§ **WRITTEN TASK**:
Track down each line that has the word "Emit" and copy it.

§ **INPUT DATA**:
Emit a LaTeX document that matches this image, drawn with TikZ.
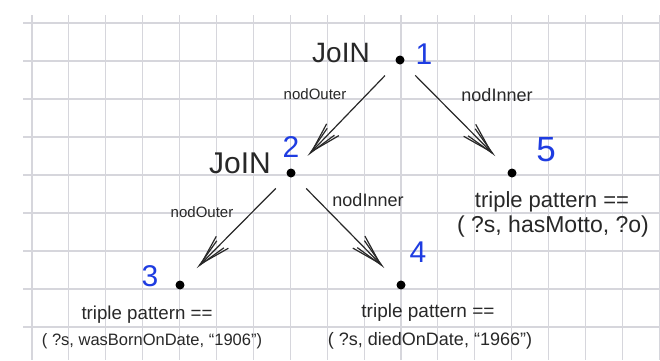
\documentclass[tikz,border=0pt]{standalone}
\usepackage{fontspec}
\setmainfont{Liberation Sans}
\usetikzlibrary{arrows.meta}
\definecolor{gridc}{RGB}{214,214,220}
\definecolor{ink}{RGB}{40,40,40}
\definecolor{numblue}{RGB}{30,60,225}
\begin{document}
\begin{tikzpicture}[x=1pt,y=-1pt,
  gridline/.style={draw=gridc,line width=1.1pt},
  dotnode/.style={circle,fill=black,inner sep=0pt,minimum size=9pt},
  numlbl/.style={text=numblue,font=\fontsize{30}{30}\selectfont,inner sep=0pt},
  joinlbl/.style={text=ink,inner sep=0pt},
  edgelbl/.style={text=ink,inner sep=0pt},
  tpline/.style={text=ink,inner sep=0pt,anchor=base},
  conn/.style={draw=ink,line width=1.2pt,shorten <=17pt,shorten >=19pt,
    -{Straight Barb[length=30pt,width=17pt,sep=-30pt]Straight Barb[length=30pt,width=10pt]}},
]
\useasboundingbox[fill=white] (0,0) rectangle (660,360);
% grid
\foreach \i in {0,...,17} \draw[gridline] (32+36.9*\i,15) -- (32+36.9*\i,360);
\foreach \j in {0,...,8} \draw[gridline] (23,23+38*\j) -- (660,23+38*\j);
% dots
\node[dotnode] (n1) at (400,60) {};
\node[dotnode] (n2) at (291,173) {};
\node[dotnode] (n5) at (512,173) {};
\node[dotnode] (n3) at (180,285) {};
\node[dotnode] (n4) at (401,285) {};
% numbers
\node[numlbl] (k1) at (424,54) {1};
\node[numlbl] (k2) at (291,147) {2};
\node[numlbl,font=\fontsize{35}{35}\selectfont] (k5) at (546,150) {5};
\node[numlbl] (k3) at (150,276) {3};
\node[numlbl] (k4) at (418,252) {4};
% join labels
\node[joinlbl,font=\fontsize{28}{28}\selectfont] (j1) at (341,53) {JoIN};
\node[joinlbl,font=\fontsize{30}{30}\selectfont] (j2) at (240,163) {JoIN};
% connectors
\draw[conn] (n1) -- (n2);
\draw[conn] (n1) -- (n5);
\draw[conn] (n2) -- (n3);
\draw[conn] (n2) -- (n4);
% edge labels
\node[edgelbl,font=\fontsize{15}{15}\selectfont] (e12) at (315,94) {nodOuter};
\node[edgelbl,font=\fontsize{18}{18}\selectfont] (e15) at (497,95) {nodInner};
\node[edgelbl,font=\fontsize{15}{15}\selectfont] (e23) at (202,212) {nodOuter};
\node[edgelbl,font=\fontsize{18}{18}\selectfont] (e24) at (368,200) {nodInner};
% triple patterns
\node[tpline,font=\fontsize{22}{22}\selectfont] (t5a) at (552,207) {triple pattern ==};
\node[tpline,font=\fontsize{23}{23}\selectfont] (t5b) at (553,232) {( ?s, hasMotto, ?o)};
\node[tpline,font=\fontsize{18.7}{18.7}\selectfont] (t3a) at (147,319) {triple pattern ==};
\node[tpline,font=\fontsize{16.5}{16.5}\selectfont] (t3b) at (152,345) {( ?s, wasBornOnDate, “1906”)};
\node[tpline,font=\fontsize{19}{19}\selectfont] (t4a) at (428,317) {triple pattern ==};
\node[tpline,font=\fontsize{18}{18}\selectfont] (t4b) at (430,345) {( ?s, diedOnDate, “1966”)};
\end{tikzpicture}
\end{document}
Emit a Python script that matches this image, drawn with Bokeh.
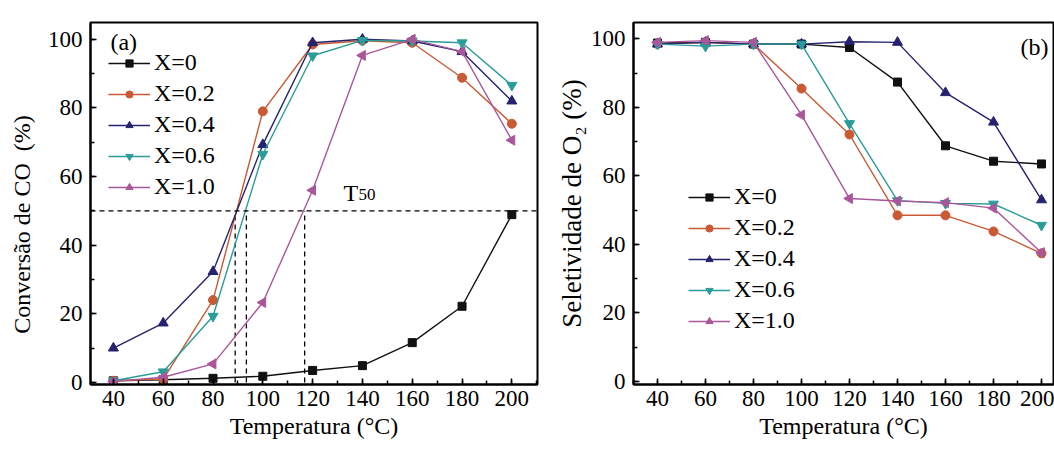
import numpy as np
from bokeh.plotting import figure
from bokeh.layouts import row
from bokeh.models import Span, SingleIntervalTicker, Label, Legend, LegendItem
from bokeh.embed import file_html
from bokeh.resources import INLINE

# ---------------- data ----------------
TEMPS = [40, 60, 80, 100, 120, 140, 160, 180, 200]
SERIES = ["X=0", "X=0.2", "X=0.4", "X=0.6", "X=1.0"]

# (a) CO conversion (%)
CONV_X0 = [0.5, 0.8, 1.2, 1.8, 3.5, 4.9, 11.6, 22.2, 48.9]
CONV_X02 = [0.5, 1.0, 24.0, 79.0, 98.5, 99.6, 99.0, 88.8, 75.4]
CONV_X04 = [10.0, 17.3, 32.3, 69.3, 99.0, 100.0, 99.5, 96.4, 82.0]
CONV_X06 = [0.5, 3.1, 19.3, 66.5, 95.2, 99.7, 99.5, 99.0, 86.6]
CONV_X10 = [0.3, 1.5, 5.4, 23.3, 56.0, 95.3, 100.0, 96.4, 70.6]

# (b) O2 selectivity (%)
SEL_X0 = [98.8, 99.0, 98.5, 98.5, 97.5, 87.4, 68.8, 64.3, 63.5]
SEL_X02 = [98.5, 99.0, 98.5, 85.5, 72.1, 48.5, 48.5, 43.8, 37.4]
SEL_X04 = [98.5, 99.0, 98.5, 98.5, 99.2, 99.0, 84.3, 75.7, 53.0]
SEL_X06 = [98.5, 97.9, 98.5, 98.5, 75.3, 52.8, 52.0, 51.8, 45.6]
SEL_X10 = [99.0, 99.5, 99.0, 77.8, 53.4, 52.7, 52.2, 50.6, 37.6]

T50_LEVEL = 50
T50_TEMPS = [88.9, 93.4, 116.8]

COLORS = ["#111111", "#c95a34", "#25236f", "#2b9d99", "#a9579b"]
MARKERS = ["square", "circle", "triangle", "inverted_triangle", "triangle"]
ANGLES_DEG = [0.0, 0.0, 0.0, 0.0, 90.0]
SIZES = [8, 9, 10, 10, 10]

FONT = "Liberation Serif"
NB = "\u00a0"


def style(p, ylabel, ysize):
    p.background_fill_color = "white"
    p.border_fill_color = "white"
    p.outline_line_color = "black"
    p.outline_line_width = 2
    p.xgrid.visible = False
    p.ygrid.visible = False
    p.xaxis.ticker = SingleIntervalTicker(interval=20, num_minor_ticks=2)
    p.yaxis.ticker = SingleIntervalTicker(interval=20, num_minor_ticks=2)
    for ax in (p.xaxis, p.yaxis):
        ax.axis_line_width = 2
        ax.axis_line_color = "black"
        ax.major_tick_in = 6
        ax.major_tick_out = 0
        ax.minor_tick_in = 4
        ax.minor_tick_out = 0
        ax.major_tick_line_width = 1.5
        ax.minor_tick_line_width = 1.5
        ax.major_label_text_font = FONT
        ax.major_label_text_font_size = "23px"
        ax.major_label_text_color = "black"
        ax.axis_label_text_font = FONT
        ax.axis_label_text_font_size = "24px"
        ax.axis_label_text_font_style = "normal"
        ax.axis_label_text_color = "black"
    p.yaxis.axis_label_text_font_size = ysize
    p.xaxis.axis_label = "Temperatura (°C)"
    p.yaxis.axis_label = ylabel
    p.xaxis.major_label_standoff = 6
    p.xaxis.axis_label_standoff = 4
    p.yaxis.major_label_standoff = 8
    p.yaxis.axis_label_standoff = 10


def add_series(p, ys_list):
    items = []
    for name, ys, c, m, a, s in zip(SERIES, ys_list, COLORS, MARKERS, ANGLES_DEG, SIZES):
        r1 = p.line(TEMPS, ys, line_color=c, line_width=1.4)
        r2 = p.scatter(TEMPS, ys, marker=m, angle=a, angle_units="deg", size=s,
                       fill_color=c, line_color=c)
        items.append(LegendItem(label=name, renderers=[r1, r2]))
    return items


def make_legend(items, loc):
    lg = Legend(items=items, location=loc)
    lg.label_text_font = FONT
    lg.label_text_font_size = "24px"
    lg.label_text_color = "black"
    lg.glyph_width = 42
    lg.glyph_height = 18
    lg.label_height = 31
    lg.label_standoff = 4
    lg.spacing = 0
    lg.padding = 0
    lg.margin = 0
    lg.border_line_color = None
    lg.background_fill_alpha = 0
    return lg


# ---------------- panel (a) ----------------
pa = figure(width=550, height=452, x_range=(30.8, 210.3), y_range=(-0.6, 104.9),
            output_backend="svg", toolbar_location=None,
            min_border_left=90, min_border_right=13, min_border_top=17, min_border_bottom=66)
style(pa, "Conversão de CO" + NB + NB + "(%)" + NB * 7, "24px")

pa.add_layout(Span(location=T50_LEVEL, dimension="width", line_color="black",
                   line_width=1.3, line_dash="5 4"))
pa.segment(x0=T50_TEMPS, y0=[0] * len(T50_TEMPS), x1=T50_TEMPS, y1=[T50_LEVEL] * len(T50_TEMPS),
           line_color="black", line_width=1.3, line_dash="5 4")

items_a = add_series(pa, [CONV_X0, CONV_X02, CONV_X04, CONV_X06, CONV_X10])
pa.add_layout(make_legend(items_a, (18, 182)))

pa.add_layout(Label(x=38.8, y=99.2, text="(a)", text_font=FONT, text_font_size="24px",
                    text_baseline="middle", text_align="left", text_color="black"))
pa.add_layout(Label(x=132.4, y=55.3, text="T", text_font=FONT, text_font_size="24px",
                    text_baseline="alphabetic", text_align="left", text_color="black"))
pa.add_layout(Label(x=138.4, y=54.8, text="50", text_font=FONT, text_font_size="17px",
                    text_baseline="alphabetic", text_align="left", text_color="black"))

# ---------------- panel (b) ----------------
pb = figure(width=504, height=452, x_range=(30, 205), y_range=(-0.9, 104.8),
            output_backend="svg", toolbar_location=None,
            min_border_left=83, min_border_right=1, min_border_top=22, min_border_bottom=68)
style(pb, "Seletividade de O₂ (%)", "27px")
pb.yaxis.axis_label_standoff = 1

items_b = add_series(pb, [SEL_X0, SEL_X02, SEL_X04, SEL_X06, SEL_X10])
pb.add_layout(make_legend(items_b, (55, 48)))
pb.add_layout(Label(x=191.3, y=97.7, text="(b)", text_font=FONT, text_font_size="24px",
                    text_baseline="middle", text_align="left", text_color="black"))

layout = row(pa, pb, spacing=0)
open("out.html", "w").write(file_html(layout, INLINE))
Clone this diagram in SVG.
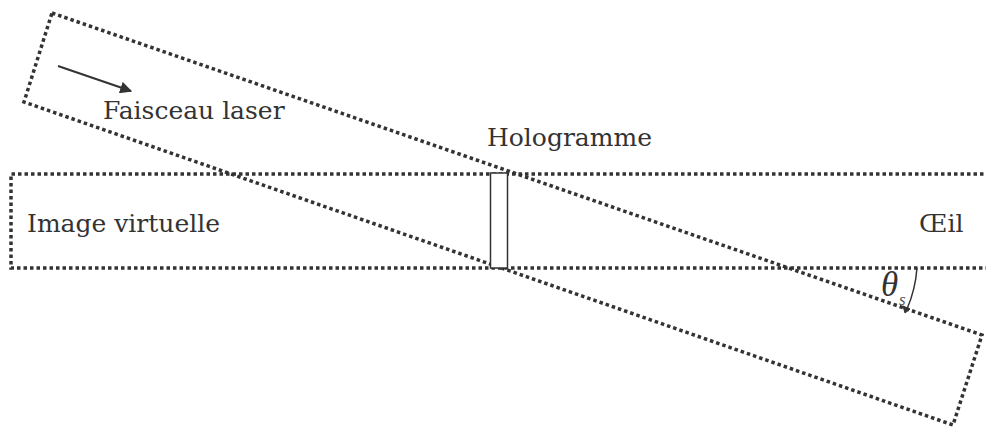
<svg xmlns="http://www.w3.org/2000/svg" width="986" height="429" viewBox="0 0 986 429">
<defs>
<style>
.dot{fill:none;stroke:#333;stroke-width:3.5;stroke-dasharray:3.5 3}
.lbl{font-family:"DejaVu Serif","Liberation Serif",serif;font-size:25px;fill:#333}
</style>
<marker id="ah" viewBox="0 0 10 10" refX="9" refY="5" markerWidth="6" markerHeight="6" orient="auto" markerUnits="strokeWidth">
<path d="M0,0 L10,5 L0,10 Z" fill="#333"/>
</marker>
</defs>
<rect width="986" height="429" fill="#fff"/>
<g id="virtual-image-beam">
<path class="dot" d="M990,174 L11,174 L11,268 L990,268"/>
</g>
<g id="laser-beam">
<path class="dot" d="M52,13 L982,335 L953,425 L24,102 Z"/>
</g>
<g id="hologram">
<rect x="490.5" y="173" width="17" height="95" fill="#fff" stroke="#333" stroke-width="1.5"/>
</g>
<g id="connectors">
<line x1="58" y1="66" x2="131" y2="91" stroke="#333" stroke-width="2" marker-end="url(#ah)"/>
<path d="M917,268 A128,128 0 0 1 907,309" fill="none" stroke="#333" stroke-width="1.5"/>
<path d="M903,306 L905,313 L910,309 Z" fill="#333" stroke="#333" stroke-width="1"/>
</g>
<g id="labels">
<text class="lbl" x="103" y="119">Faisceau laser</text>
<text class="lbl" x="487" y="146">Hologramme</text>
<text class="lbl" x="27" y="232">Image virtuelle</text>
<text class="lbl" x="919" y="232">Œil</text>
<text x="881" y="296" style="font-family:'Liberation Serif',serif;font-style:italic;font-size:35px;fill:#333">θ</text>
<text x="899" y="305" style="font-family:'Liberation Serif',serif;font-style:italic;font-size:17px;fill:#555">s</text>
</g>
</svg>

§ **SOLUTION BELOW**:
Emit a LaTeX document that matches this image, drawn with TikZ.
Emit a Python script that matches this image, drawn with Bokeh.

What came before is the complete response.